Analyzing the Data Set
Now we need to analyze this data set and get some information from it. That's why we need to build some measurements.
Mean
Mean is the easiest measurement to generate. Add all the numbers together and divide by the number of items.
For this data set, the mean is 1245.4 milliseconds.
That is, on average it took more than 1245 milliseconds to process a single request.
The mean is a good measurement for representing a whole data set as a single value.
Histograms
Sometimes mean does not represent a data set accurately. For our data set, we got a mean of 1245 milliseconds. But, by looking at the data set, we know a lot of requests took less than 200 milliseconds.
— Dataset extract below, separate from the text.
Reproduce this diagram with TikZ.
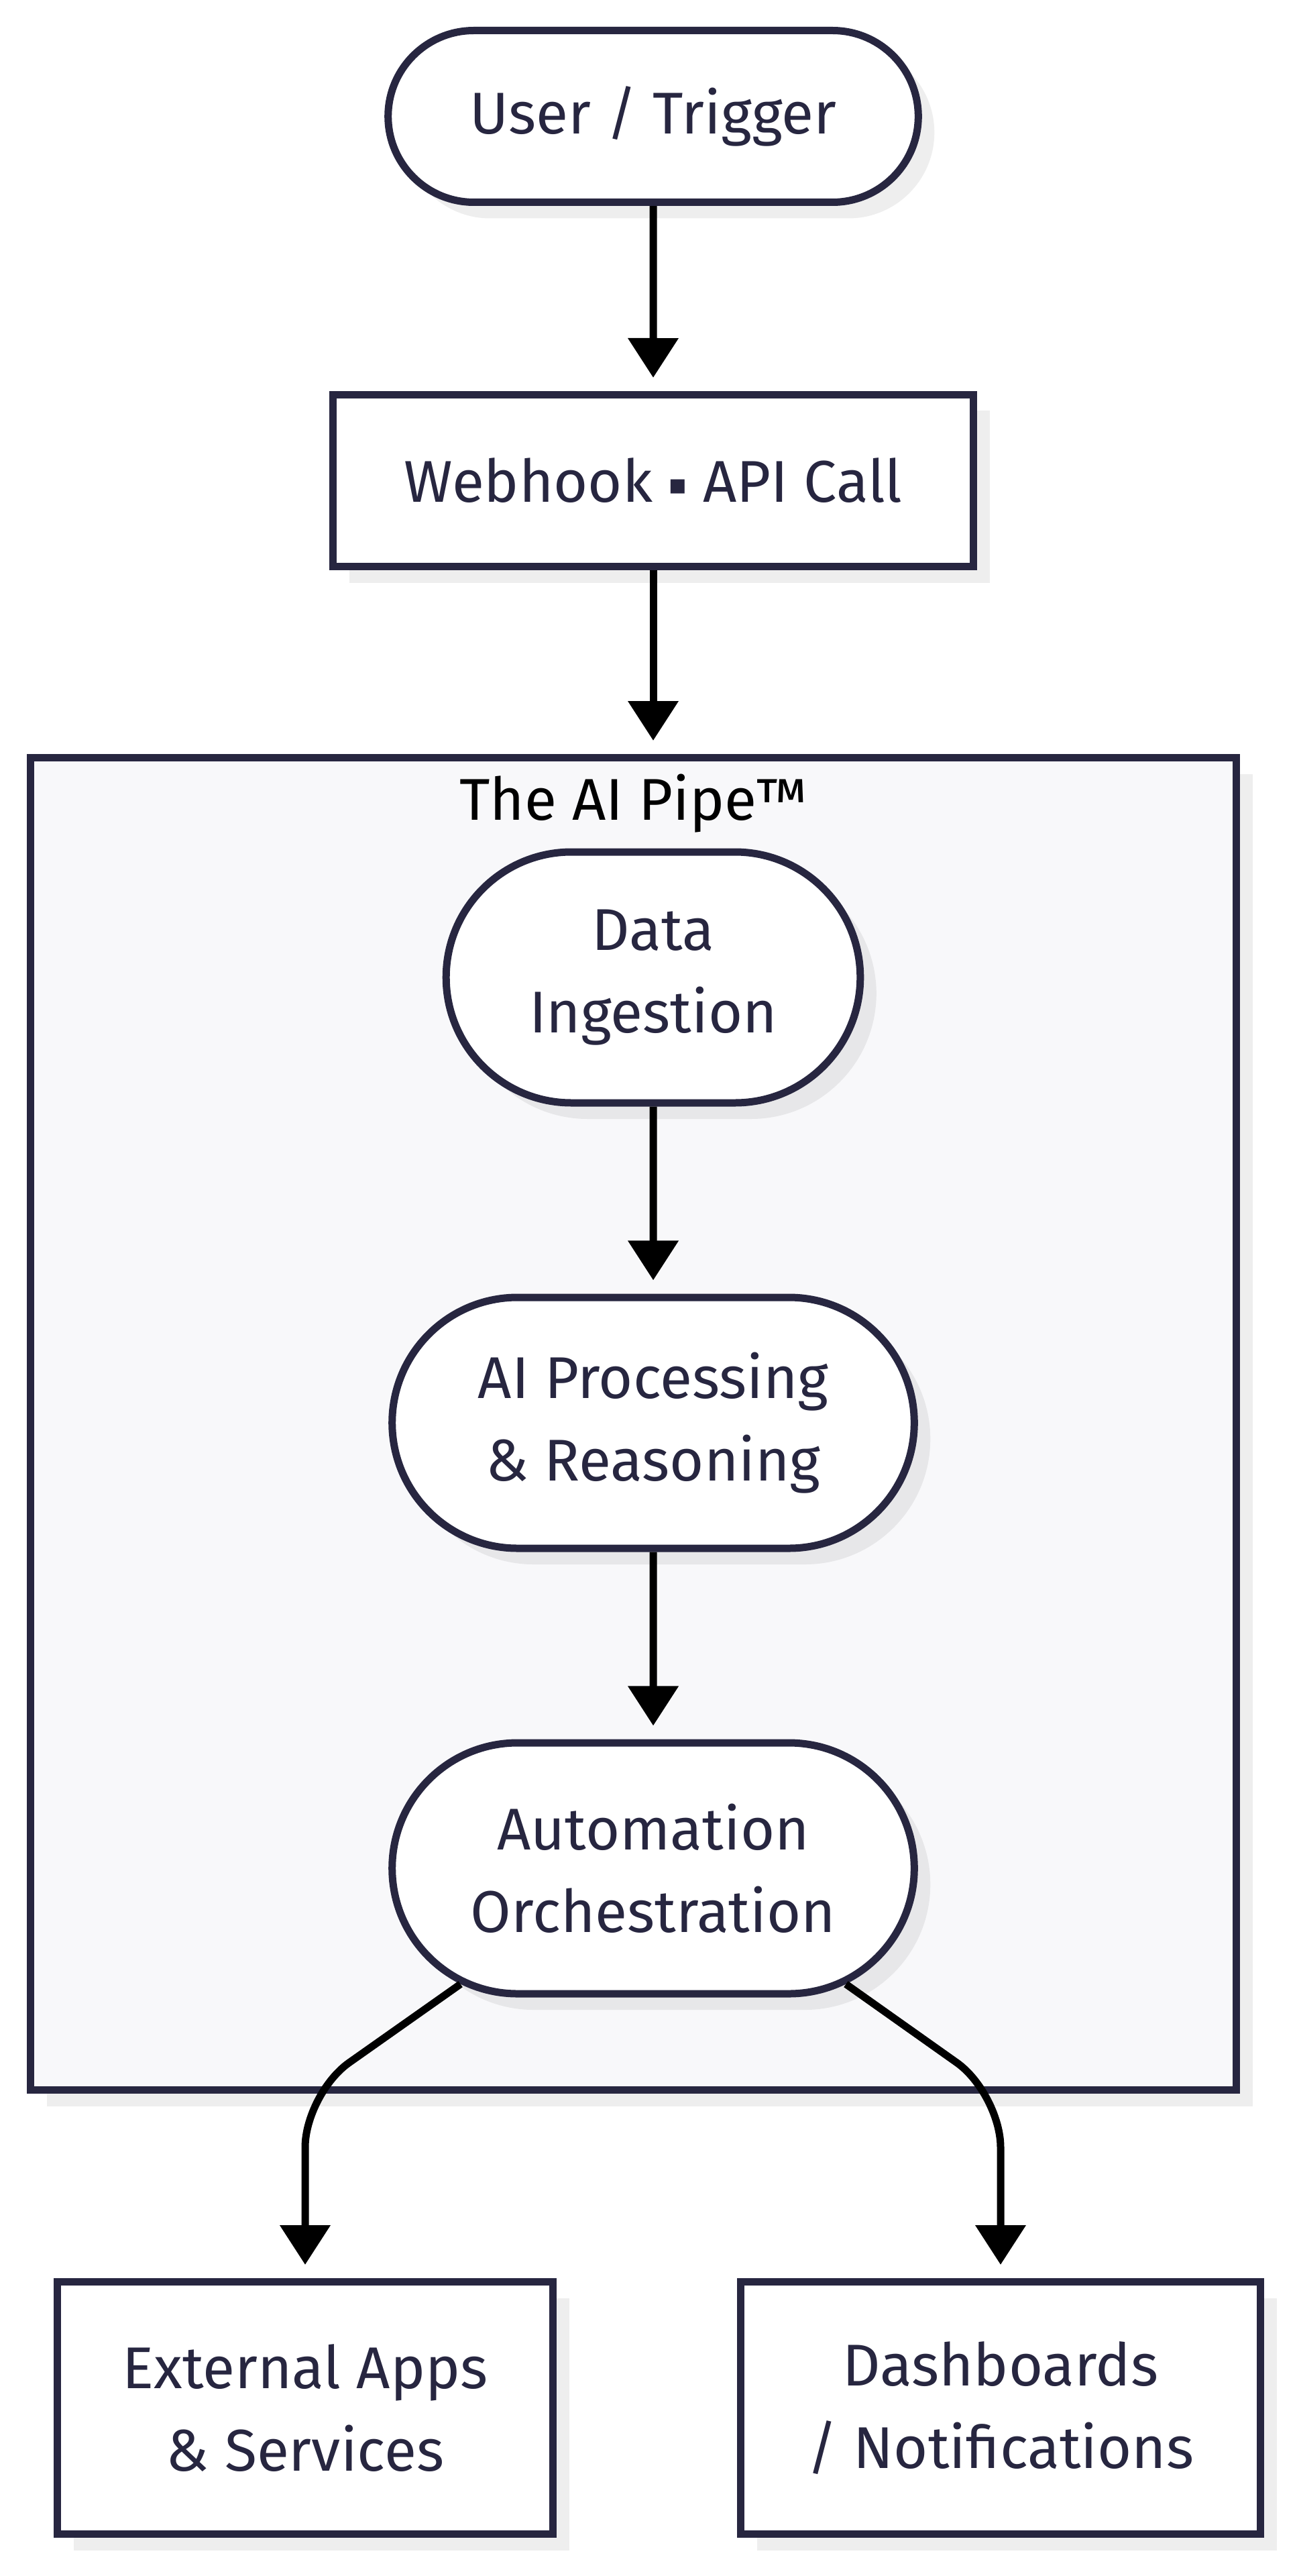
\documentclass[tikz,border=0pt]{standalone}
\usepackage{fontspec}
\setmainfont{Fira Sans}
\newfontfamily\symfont{DejaVu Sans}
\usetikzlibrary{positioning}
\usetikzlibrary{shapes.misc}
\usetikzlibrary{shadows}
\usetikzlibrary{arrows.meta}
\definecolor{inkblue}{HTML}{272640}
\definecolor{pipefill}{HTML}{F8F8FA}

\begin{document}
\begin{tikzpicture}[
		every node/.style = {font=\fontsize{25}{35}\selectfont, text=inkblue, align=center},
		boxshadow/.style = {drop shadow={shadow xshift=0.24cm, shadow yshift=-0.24cm, fill=black, opacity=0.065}},
		pill/.style = {draw=inkblue, line width=0.11cm, fill=white, rounded rectangle, boxshadow},
		block/.style = {draw=inkblue, line width=0.11cm, fill=white, rectangle, boxshadow},
		link/.style = {draw=black, line width=0.11cm, -{Triangle[length=0.59cm,width=0.73cm]}, shorten >=0.2cm}
	]
		\useasboundingbox (0,0) rectangle (19.33,-38.40);
		% the pipe container
		\node[draw=inkblue, line width=0.11cm, fill=pipefill, boxshadow, minimum width=17.98cm, minimum height=19.86cm] at (9.445,-21.225) (pipe) {};
		\node[text=black, yshift=-0.74cm] at (pipe.north) (title) {The AI Pipe™};
		% top of the chain
		\node[pill, minimum width=8.14cm, minimum height=2.56cm] at (9.74,-1.735) (user) {User / Trigger};
		\node[block, below = 2.76cm of user, minimum width=9.55cm, minimum height=2.56cm] (webhook) {Webhook \raisebox{0.12cm}{\symfont\fontsize{12}{12}\selectfont ▪} API Call};
		% inside the pipe
		\node[pill, minimum width=6.41cm, minimum height=3.74cm] at (9.74,-14.57) (data) {Data\\Ingestion};
		\node[pill, below = 2.79cm of data, minimum width=8.02cm, minimum height=3.74cm] (ai) {AI Processing\\\& Reasoning};
		\node[pill, below = 2.79cm of ai, minimum width=8.02cm, minimum height=3.74cm] (auto) {Automation\\Orchestration};
		% outputs
		\node[block, minimum width=7.39cm, minimum height=3.76cm] at (4.55,-35.895) (ext) {External Apps\\\& Services};
		\node[block, minimum width=7.75cm, minimum height=3.76cm] at (14.92,-35.895) (dash) {Dashboards\\/ Notifications};

		\draw[link] (user) -- (webhook);
		\draw[link] (webhook.south) -- (webhook.south |- pipe.north);
		\draw[link] (data) -- (ai);
		\draw[link] (ai) -- (auto);
		\draw[link, rounded corners=0.8cm] (auto.-149) -- (ext.north |- pipe.south) -- (ext.north);
		\draw[link, rounded corners=0.8cm] (auto.-31) -- (dash.north |- pipe.south) -- (dash.north);
	\end{tikzpicture}
\end{document}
So, the mean is not a good representation for our data set.
Mean has a higher value because it's sensitive to outliers like 11,102 milliseconds.
So, a histogram is the answer. It gives us a better view of the data set.
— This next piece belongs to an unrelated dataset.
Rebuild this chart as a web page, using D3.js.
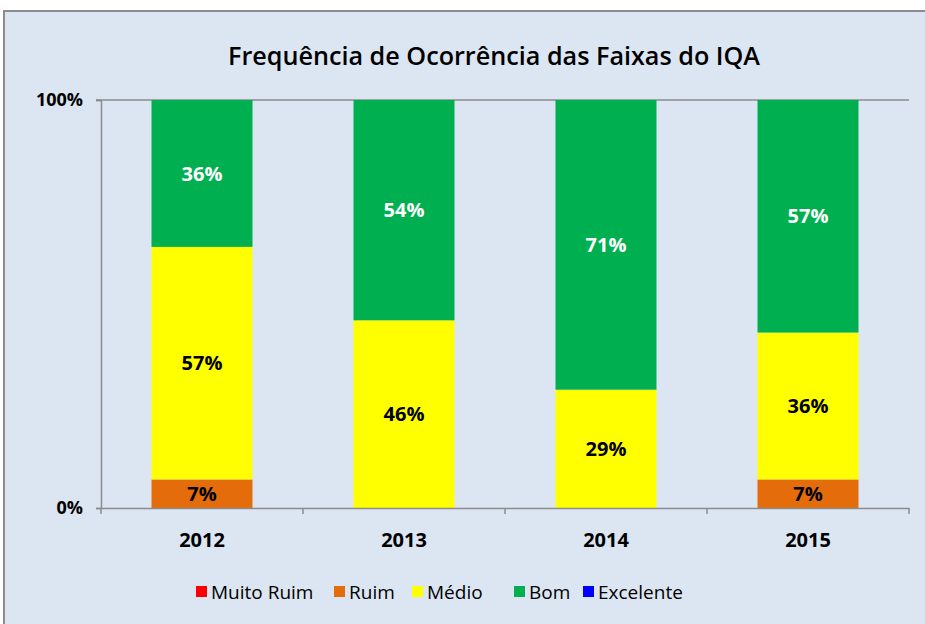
<!DOCTYPE html>
<html><head><meta charset="utf-8">
<script src="https://cdn.jsdelivr.net/npm/d3@7"></script>
<style>body{margin:0;background:#fff;}svg{display:block;}</style>
</head><body>
<svg id="c" width="925" height="624"></svg>
<script>
const categories = ["2012","2013","2014","2015"];
const seriesNames = ["Muito Ruim","Ruim","Médio","Bom","Excelente"];
const seriesColors = ["#ff0000","#e46c0a","#ffff00","#00b050","#0000ff"];
const muitoRuim = [0,0,0,0];
const ruim = [7,0,0,7];
const medio = [57,46,29,36];
const bom = [36,54,71,57];
const excelente = [0,0,0,0];
const yTickLabels = ["0%","100%"];
const title = "Frequência de Ocorrência das Faixas do IQA";

const svg = d3.select("#c");
const font = "'Open Sans', 'DejaVu Sans', sans-serif";

// frame
svg.append("rect").attr("x",4).attr("y",11).attr("width",940).attr("height",640)
  .attr("fill","#dce6f2").attr("stroke","#8c8c8c").attr("stroke-width",2);

const m = {l:101, r:909, t:100, b:508};
const x = d3.scaleBand().domain(categories).range([m.l,m.r]).paddingInner(0.5).paddingOuter(0.25);
const y = d3.scaleLinear().domain([0,100]).range([m.b,m.t]);

const rows = categories.map((c,i)=>({cat:c, "Muito Ruim":muitoRuim[i], "Ruim":ruim[i], "Médio":medio[i], "Bom":bom[i], "Excelente":excelente[i]}));
const stacked = d3.stack().keys(seriesNames)(rows);
const color = d3.scaleOrdinal().domain(seriesNames).range(seriesColors);

// top gridline
svg.append("line").attr("x1",m.l-5).attr("x2",m.r).attr("y1",y(100)).attr("y2",y(100))
  .attr("stroke","#8c8c8c").attr("stroke-width",1.5);

// bars
stacked.forEach(s=>{
  svg.append("g").selectAll("rect").data(s.filter(d=>d[1]-d[0]>0)).join("rect")
    .attr("x",d=>x(d.data.cat)).attr("width",x.bandwidth())
    .attr("y",d=>y(d[1])).attr("height",d=>y(d[0])-y(d[1]))
    .attr("fill",color(s.key));
  svg.append("g").selectAll("text").data(s.filter(d=>d[1]-d[0]>0)).join("text")
    .attr("x",d=>x(d.data.cat)+x.bandwidth()/2).attr("y",d=>y((d[0]+d[1])/2))
    .attr("dy","0.36em").attr("text-anchor","middle")
    .attr("font-family",font).attr("font-weight","bold").attr("font-size",20)
    .attr("fill",s.key==="Bom"?"#ffffff":"#000000")
    .text(d=>(d[1]-d[0])+"%");
});

// y axis
const yAxis = d3.axisLeft(y).tickValues([0,100]).tickSize(5).tickFormat((d,i)=>yTickLabels[i]);
const yg = svg.append("g").attr("transform",`translate(${m.l},0)`).call(yAxis);
yg.select(".domain").attr("stroke","#8c8c8c").attr("stroke-width",1.5);
yg.selectAll(".tick line").attr("stroke","#8c8c8c").attr("stroke-width",1.5);
yg.selectAll("text").attr("font-family",font).attr("font-weight","bold").attr("font-size",18)
  .attr("fill","#000").attr("x",-18);

// x axis
const xAxis = d3.axisBottom(x).tickSize(0);
const xg = svg.append("g").attr("transform",`translate(0,${m.b})`).call(xAxis);
xg.select(".domain").attr("stroke","#8c8c8c").attr("stroke-width",1.5);
xg.selectAll("text").attr("font-family",font).attr("font-weight","bold").attr("font-size",20)
  .attr("fill","#000").attr("dy","0").attr("y",39);
// category boundary ticks
const bounds = d3.range(categories.length+1).map(i=>m.l+i*(m.r-m.l)/categories.length);
svg.append("g").selectAll("line").data(bounds).join("line")
  .attr("x1",d=>d).attr("x2",d=>d).attr("y1",m.b).attr("y2",m.b+6)
  .attr("stroke","#8c8c8c").attr("stroke-width",1.5);

// title
svg.append("text").attr("x",494).attr("y",65).attr("text-anchor","middle")
  .attr("font-family",font).attr("font-weight",600).attr("font-size",26)
  .attr("textLength",532).attr("lengthAdjust","spacingAndGlyphs")
  .attr("fill","#000").text(title);

// legend
const legX = [196,334,412,514,583];
const lg = svg.append("g");
seriesNames.forEach((n,i)=>{
  lg.append("rect").attr("x",legX[i]).attr("y",586).attr("width",11).attr("height",11).attr("fill",seriesColors[i]);
  lg.append("text").attr("x",legX[i]+15).attr("y",592).attr("dy","0.36em")
    .attr("font-family",font).attr("font-size",19).attr("fill","#000").text(n);
});
</script>
</body></html>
Here's the histogram for our data set:
In the histogram, we group data points into equal groups. We call such a group a bin. The size of our bins (binSize) is 1000 milliseconds.
It's clear that we've an outlier. We can get even more information if we make our bin size smaller.
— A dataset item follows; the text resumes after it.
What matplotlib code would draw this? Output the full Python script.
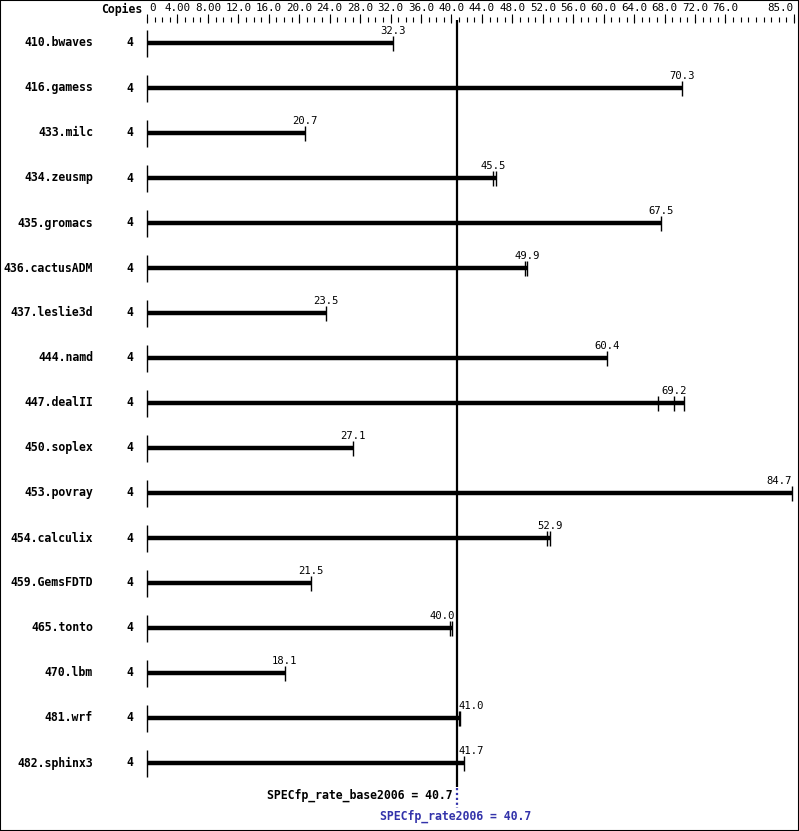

A histogram is a good tool for visualizing a data set. We can see what really happened.
Summarizing
Histograms are always useful for visualizing a data set. But, we can't measure two different histograms and compare them easily. That's why we need to generate summary measurements from a histogram (or from the data set directly).
Let's have a look at a few such measurements.
Median
Median is the value in middle of the data set. We can get it by sorting the data set and picking the value in the middle. In our data set, it's 122.5 milliseconds.
What does the median represent? For 50% of the events, our response time was shorter than 125.5 milliseconds.
So, the median gives us useful information about our data set and it's not sensitive to outliers.
Percentiles
To calculate a percentile, we need to sort our data set and divide it into 100 equal groups. So, the 90th percentile is the value at beginning of the 90th group.
In our case, the 90th percentile is 1560.2 milliseconds.
This means that more than 10% of our user base experienced a response time of 1560 milliseconds or higher. Alternatively, 90% of our users had a response time less than 1560 milliseconds.
Median is equivalent to the 50th percentile. Percentiles are not sensitive to outliers.
Using All These Measurements
We can't say that one measurement is good or bad. Each of them has its own purpose. Let's discuss this.
We will use the response time as an example metric, but our comments hold for any kind of metric.
Mean is a good measurement if we need to compare response times in different periods.
For example, we can plot means for each minute as a graph to see how it behaves. Since it's sensitive to outliers, we can see them as well. Have a look at the following graph:
There's a spike at the end of this chart. So, we can tell that there was something wrong then. We can now drill down into the data set at that time and find the problem.
That's when histograms and summary measurements come in handy.
Let's have a look at the histogram of our data set at that time:
Here, the 99th percentile is very high compared with the other percentiles, which indicates that there is an outlier.
But interestingly, our 90th and 95th percentiles are also quite high. So, that seems like a problem.
Normally, we try to reduce response times. That's why we never look at lower percentile values like the 5th percentile. But, depending on your data set, you can pick any percentile you want.
For the response time, we usually look at the median, the 90th, 95th and 99th percentiles. It's up to you to decide which percentile you are going to look at.
If the response time is very critical to your app, you can try to reduce the 99th percentile. Otherwise, you could try to optimize the response time for the 90th or 95th percentile.
If you are really not worried about the response time, you could try to optimize the median.